Even if you might dispute his analysis of what causes poverty, I was shocked at how so many of the situations were similar to ones that I had seen in India. I have grown up in many parts of India, and the setup in Cameroon sounds sadly familiar.
- Terrible roads. I remember the awful roads in Dehradun, or more recently, the absolutely terrible roads in Gorakhpur and Lucknow. The typical government response is to either patch the roads with low quality tar that wears off after the first rains, or to claim lack of funds as a reason for not doing anything. While Bangalore might have decent road quality, the overall road network is shoddy.
- Thugs exacting money. In Bombay, street vendors used to pay a hafta: a weekly dole to ensure that the local thug (partnering with the local police and politician) did not destroy his shack, or break his legs. An acquaintance of mine in Delhi was recently threatened by the local thug into parting with a plot of land, adjacent to his house!
- Libraries.
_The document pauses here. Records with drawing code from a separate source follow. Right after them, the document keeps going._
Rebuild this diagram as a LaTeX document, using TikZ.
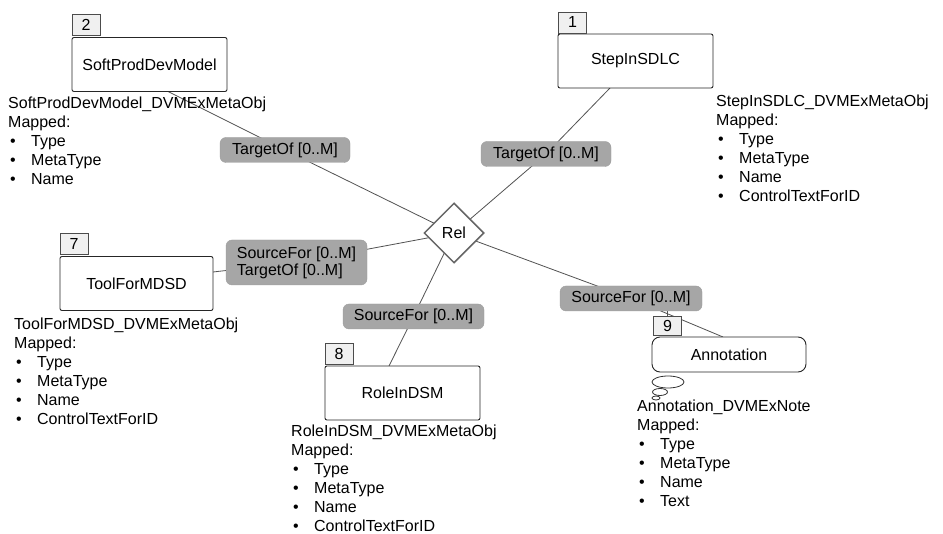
\documentclass[tikz,border=0pt]{standalone}
\usepackage{fontspec}
\setmainfont{Liberation Sans}
\usetikzlibrary{shapes.geometric,backgrounds,calc}

% one bullet item of a property list
\newcommand\propitem[1]{\makebox[23pt][l]{\hspace{2pt}\textbullet}#1}

\begin{document}
\begin{tikzpicture}[x=1pt,y=-1pt,
  every node/.style={font=\fontsize{16}{19}\selectfont, inner sep=0pt},
  entity/.style={draw=black!85, line width=0.9pt, rounded corners=2pt, fill=white,
                 minimum width=155pt, minimum height=54pt},
  note/.style={entity, rounded corners=8pt, minimum height=35pt},
  tagbox/.style={draw=black!70, fill=black!6, line width=0.8pt,
                 minimum width=28pt, minimum height=21pt},
  rolelabel/.style={fill=black!35, draw=black!38, rounded corners=6pt,
                    minimum width=130pt, minimum height=25pt, align=left},
  link/.style={draw=black!68, line width=0.8pt},
  info/.style={anchor=north west, align=left},
  relshape/.style={diamond, draw=black!60, line width=1.5pt, fill=white,
                   minimum width=60pt, minimum height=60pt},
  bubble/.style={draw=black!80, line width=0.8pt, fill=white},
]
\useasboundingbox (0,0) rectangle (943,534);

% entity boxes
\node[entity] (spdm) at (149.5,64.5) {SoftProdDevModel};
\node[entity] (step) at (635.5,61) {StepInSDLC};
\node[entity, minimum width=153pt] (tool) at (136.5,283.5) {ToolForMDSD};
\node[entity] (role) at (402.5,393) {RoleInDSM};
\node[note, minimum width=154pt] (annot) at (729,354.5) {Annotation};

% number tags
\node[tagbox] (tag2) at (86,24.5) {2};
\node[tagbox] (tag1) at (572.5,22.5) {1};
\node[tagbox] (tag7) at (74,244) {7};
\node[tagbox] (tag8) at (339,354) {8};
\node[tagbox, minimum height=19pt] (tag9) at (667.5,325.5) {9};

% relationship
\node[relshape] (rel) at (454,233) {Rel};

% role labels
\node[rolelabel] (lblA) at (285,150) {TargetOf [0..M]};
\node[rolelabel] (lblB) at (546,154) {TargetOf [0..M]};
\node[rolelabel, minimum width=141pt, minimum height=45pt] (lblC) at (296.5,262.5)
     {SourceFor [0..M]\\[-2pt]TargetOf [0..M]};
\node[rolelabel, minimum width=141pt] (lblD) at (413.5,316.5) {SourceFor [0..M]};
\node[rolelabel, minimum width=142pt] (lblE) at (631,298.5) {SourceFor [0..M]};

% attachment points on the boxes
\coordinate (spdm-p) at (167,91);
\coordinate (step-p) at (610,88);
\coordinate (tool-p) at (213,272);
\coordinate (role-p) at (389,366);
\coordinate (annot-p) at (723,337);

% connectors behind everything
\begin{pgfonlayer}{background}
  \fill[white] (0,0) rectangle (943,534);
  \draw[link] (spdm-p) -- (lblA.center) -- (rel.center);
  \draw[link] (step-p) -- (lblB.center) -- (rel.center);
  \draw[link] (tool-p) -- (lblC.center) -- (rel.center);
  \draw[link] (rel.center) -- (lblD.center) -- (role-p);
  \draw[link] (rel.center) -- (lblE.center) -- (annot-p);
  \draw[link] (tag9.north) -- (tag9.north |- lblE.south);
\end{pgfonlayer}

% thought bubbles of the note
\draw[bubble] (668,382) ellipse [x radius=16, y radius=6];
\draw[bubble] (660,392) ellipse [x radius=7.5, y radius=3.5];
\draw[bubble] (656,398) ellipse [x radius=4, y radius=2];

% mapping descriptions
\node[info] (spdm-info) at (8,97) {SoftProdDevModel\_DVMExMetaObj\\Mapped:\\
  \propitem{Type}\\\propitem{MetaType}\\\propitem{Name}};
\node[info] (step-info) at (716,95) {StepInSDLC\_DVMExMetaObj\\Mapped:\\
  \propitem{Type}\\\propitem{MetaType}\\\propitem{Name}\\\propitem{ControlTextForID}};
\node[info] (tool-info) at (14,318) {ToolForMDSD\_DVMExMetaObj\\Mapped:\\
  \propitem{Type}\\\propitem{MetaType}\\\propitem{Name}\\\propitem{ControlTextForID}};
\node[info] (role-info) at (291,425) {RoleInDSM\_DVMExMetaObj\\Mapped:\\
  \propitem{Type}\\\propitem{MetaType}\\\propitem{Name}\\\propitem{ControlTextForID}};
\node[info] (annot-info) at (637,400) {Annotation\_DVMExNote\\Mapped:\\
  \propitem{Type}\\\propitem{MetaType}\\\propitem{Name}\\\propitem{Text}};
\end{tikzpicture}
\end{document}
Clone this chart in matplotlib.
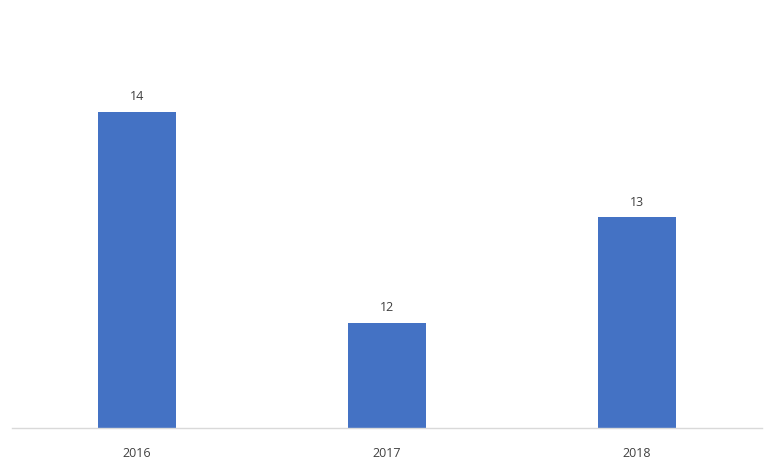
import matplotlib
matplotlib.use('Agg')
import matplotlib.pyplot as plt

# chart data
years = ['2016', '2017', '2018']
values = [14, 12, 13]

plt.rcParams['font.family'] = ['Open Sans', 'DejaVu Sans']

fig = plt.figure(figsize=(7.76, 4.73), dpi=100)
ax = fig.add_axes([12 / 776, 45 / 473, 750 / 776, 422 / 473])

x = range(len(years))
bars = ax.bar(x, values, width=0.31, color='#4472C4', zorder=2)

# value labels above bars
for xi, v in zip(x, values):
    ax.text(xi, v + 0.08, str(v), ha='center', va='bottom', fontsize=9, color='#404040')

ax.set_xlim(-0.5, 2.5)
ax.set_ylim(11, 15)
ax.set_xticks(list(x))
ax.set_xticklabels(years, fontsize=9, color='#404040')
ax.tick_params(axis='x', length=0, pad=13.5)
ax.set_yticks([])

for side in ['top', 'right', 'left']:
    ax.spines[side].set_visible(False)
ax.spines['bottom'].set_color('#D9D9D9')
ax.spines['bottom'].set_linewidth(1)

fig.savefig('out.png', dpi=100)
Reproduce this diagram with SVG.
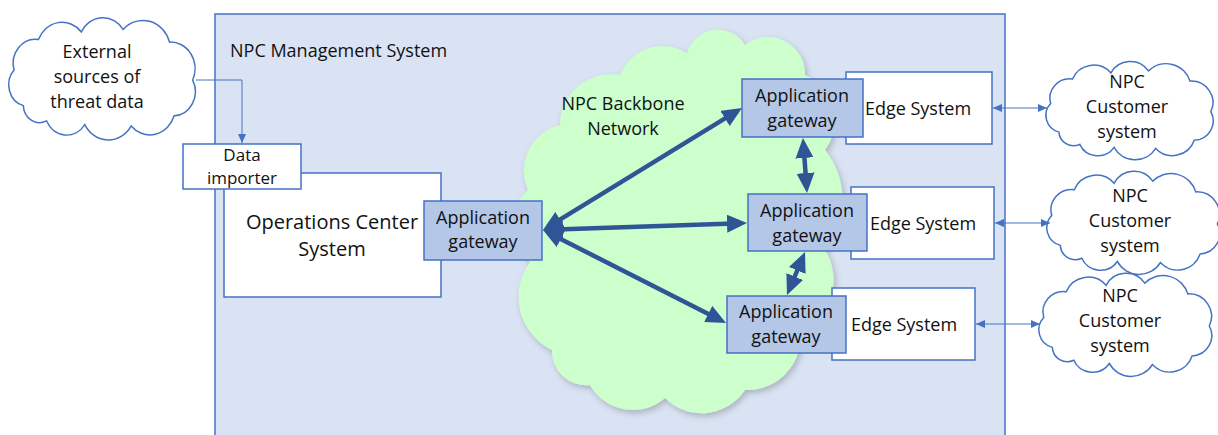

Anyone in India seen a functioning local library?
Yet, we need to acknowledge that we do have these problems. We need to admit that no city in India has a functioning public library. People in UP need to ask where are the schools and roads. People in Bihar need to ask why the local economy is so broken that nearly all their labor goes elsewhere, to work as taxi drivers, or dhobis.
The sadder fact is that complaining about this stuff is not seen as the right thing to do. We are told that India is a poor country, and cannot have all the facilities available in richer countries. Or that "This is how it is in India". I have heard that phrase so often, I've lost count.
We look at the West so often, we forget to look at parts of India that look almost exactly like Douala.